User-Centric Voice Cloning Platform for Scalable Audiobook Narration
SharathS1
1M.Tech in Software Engineering, Dept. of Information Science & Engineering, R.V. College of Engineering, Bangalore, India.
Email- sharaths0901@gmail.com
Dr. Vanishree K2
2Associate Professor, Dept. of Information Science & Engineering,R.V. College of Engineering,
Bangalore, India.
Email- vanishreek@rvce.edu.in
Abstract-Personalized speech synthesis is emerging as a transformative technology in human–computer interaction, particularly for audiobook narration. This paper presents a deep learning-based voice cloning system that generates speaker-specific and expressive speech using neural text-to-speech (TTS) techniques. The proposed system integrates XTTS v2 for high-fidelity, multilingual synthesis and a pre-trained speaker encoder to extract voice characteristics from short user-provided samples. Operating fully offline, the pipeline enables private, real-time inference without requiring internet connectivity. Given a text input, the system produces speech output that closely mimics the target speaker’s vocal timbre and prosody. It further allows control over pitch, speed, and expressiveness, supporting personalized narration styles. A Streamlit-based graphical interface enables seamless user interaction for uploading voice samples, entering text, real-time playback, waveform visualization, and audio download. The modular design supports multiple-speaker presets and offers future extensibility for emotion-aware synthesis and multi-speaker narration. Experimental results show that the system consistently generates intelligible, natural-sounding speech, validated through subjective listening tests and waveform analyses.
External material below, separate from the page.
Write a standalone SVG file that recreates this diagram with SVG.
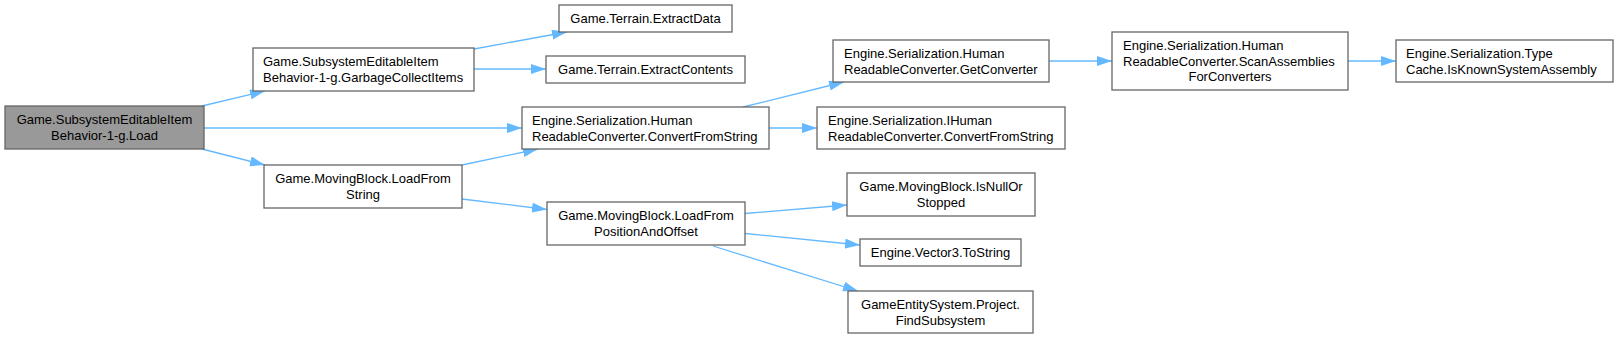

The solution demonstrates the feasibility of secure, offline voice cloning for personalized audiobook creation. Future developments will focus on improving speakers embedding fidelity, emotional control, and deployment on mobile and edge platforms.
Key Words:Voice Cloning, XTTS v2, Neural Text-to-Speech, Speaker Embedding, Deep Learning, Personalized Speech Synthesis, Local Inference, Audio Generation, Speech Processing.